TFP: "Understanding what is driving the slowdown is key"


From an IMF working paper, U.S. Total Factor Productivity Slowdown: Evidence from the U.S. States (PDF, 24 pages):
U.S. total factor productivity growth has slowed since mid-2000s. After growing at about 1¾ percent per year during 1996–2004, average total factor productivity (TFP) growth rate has halved since 2005 (Chart). This suggests that the reasons of the slowdown go beyond the effects of the Great Recession. Understanding what is driving the slowdown is key to assessing the future potential growth of the U.S. economy.


TFP growth depends on many factors besides advances in technology. In general, TFP captures the efficiency with which labor and capital are combined to generate output. This depends not only on businesses’ ability to innovate, but also on the extent to which they operate in an institutional, regulatory, and legal environment that fosters competition, removes unnecessary administrative burden, provides modern and efficient infrastructure, and allows easy access to finance...

You can find anything on the internet.

I am particularly pleased to find someone saying that TFP depends on more than just technology. Pleased to hear them say it depends on "access to finance" among other things. For if TFP depends on access to finance, it must also depend on financial cost.

But if I know you, when I say "financial cost" you think I mean "interest rates". That's not it.

Interest rates influence new borrowing. They influence borrowing at the margin -- the next dollar borrowed. Interest rates encourage that next dollar to be borrowed a little sooner, or a little later. That's all.

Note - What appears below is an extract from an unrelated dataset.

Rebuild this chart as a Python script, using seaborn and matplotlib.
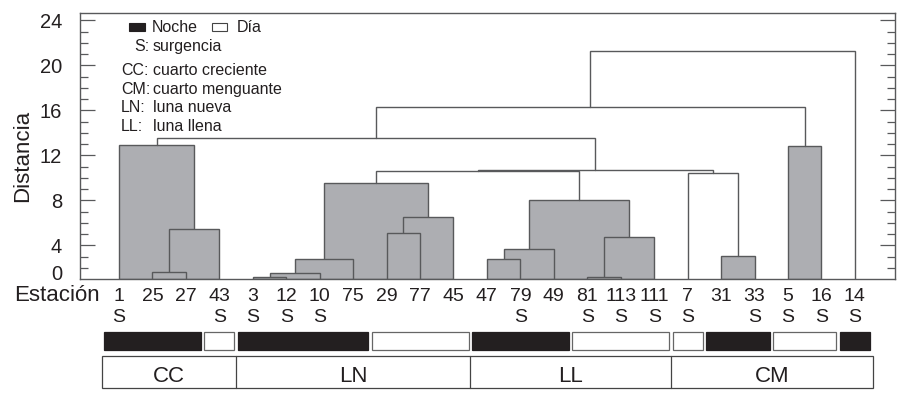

Imagine, until we finish reading this paragraph, that all economic activity pauses for the four seconds it takes to read. Okay, all activity stopped? Good! Let me ask a question: Is all the debt gone now? Of course not.

All the debt existing at the start of that brief pause was still existing at the end of it. People still had principal to repay, and interest.

We can add up all of the interest owed, and call it financial cost. Add in the principal too, if you like. Come up with a number.

That number was there, representing financial cost, all during the moment that we had the economy on pause. Financial cost does not occur only at the time you are taking out a loan. It exists until the loan is completely paid off. Financial cost exists as long as there is any debt at all.

Financial cost is not the interest rate you'll have to pay when you take out a loan today. That's just an addition to financial cost. Financial cost is all the interest owed on all the debt outstanding. And maybe all the principal too, depending how you define it.

At a given level of interest rates, an economy with little outstanding debt has little financial cost; an economy with a large outstanding debt has large financial cost. And then, interest rates vary, too. Plus, new borrowing adds to it.

Up to a point, Total Factor Productivity is enhanced by the growth of finance. Beyond that point, TFP is held back by the growth of finance. Finance is the grease that makes for a smooth-running economy, but too much grease gums up the works.

What's driving the slowdown? Too much financial cost. Too much debt.